Investing.com - Oil prices rose sharply in European trading on Monday, after Saudi Arabia and three other countries severed diplomatic ties with Qatar, fueling concerns over geopolitical instability in the Middle East.
The U.S. West Texas Intermediate crude July contract rose 52 cents, or around 1.1%, to $48.18 a barrel by 2:50AM ET (0650GMT).
Elsewhere, Brent oil for August delivery on the ICE Futures Exchange in London added 56 cents to $50.51 a barrel.
Saudi Arabia, Egypt, the United Arab Emirates and Bahrain severed their ties with Qatar on Monday, accusing it of supporting terrorism, in an unprecedented breach between the most powerful members of the Gulf Cooperation Council.

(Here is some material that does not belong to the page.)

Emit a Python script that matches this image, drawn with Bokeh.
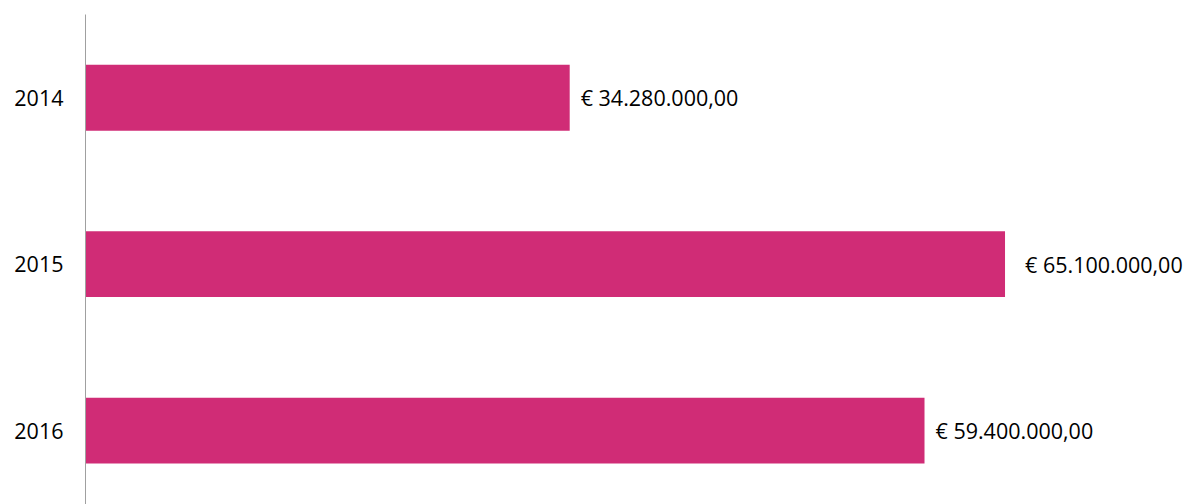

The coordinated move dramatically escalates a simmering dispute over Qatar's support for the Muslim Brotherhood, the world's oldest Islamist movement, and affects some of the world's biggest oil and gas exporters.
Qatar, a member of the Organization of the Petroleum Exporting Countries, is the biggest supplier of liquefied natural gas (LNG) and a major seller of condensate - a low-density liquid fuel and refining product derived from natural gas.
A split between Doha and its closest allies can have repercussions around the Middle East where Gulf states have used their financial and political power to influence events in Libya, Egypt, Syria, Iraq and Yemen.
Market participants are sensitive to Middle East tensions because they worry about supply disruptions from the region.
Oil suffered its largest weekly loss in a month last week, dropping more than 4%, amid growing concern over rising shale production in the U.S.
Data from energy services company Baker Hughes showed on Friday that U.S. drillers last week added rigs for the 20th week in a row, the longest such streak on record, implying that further gains in domestic production are ahead.
The U.S. rig count rose by 11 to 733, extending a year-long drilling recovery to the highest level since April 2015.
The increase in U.S. drilling activity and shale production has mostly offset efforts by OPEC and other producers to cut output in a move to prop up the market.
Last month, OPEC and some non-OPEC producers extended a deal to cut 1.8 million barrels per day in supply until March 2018.
So far, the production-cut agreement has had little impact on global inventory levels due to rising supply from producers not participating in the accord, such as Libya and Nigeria, and a relentless increase in U.S. shale oil output.
Elsewhere on Nymex, gasoline futures for July inched up 0.7 cents, or about 0.5%, to $1.581 a gallon, while July heating oil tacked on 0.8 cents to $1.493 a gallon.
Natural gas futures for July delivery rose 3.1 cents to $3.030 per million British thermal units.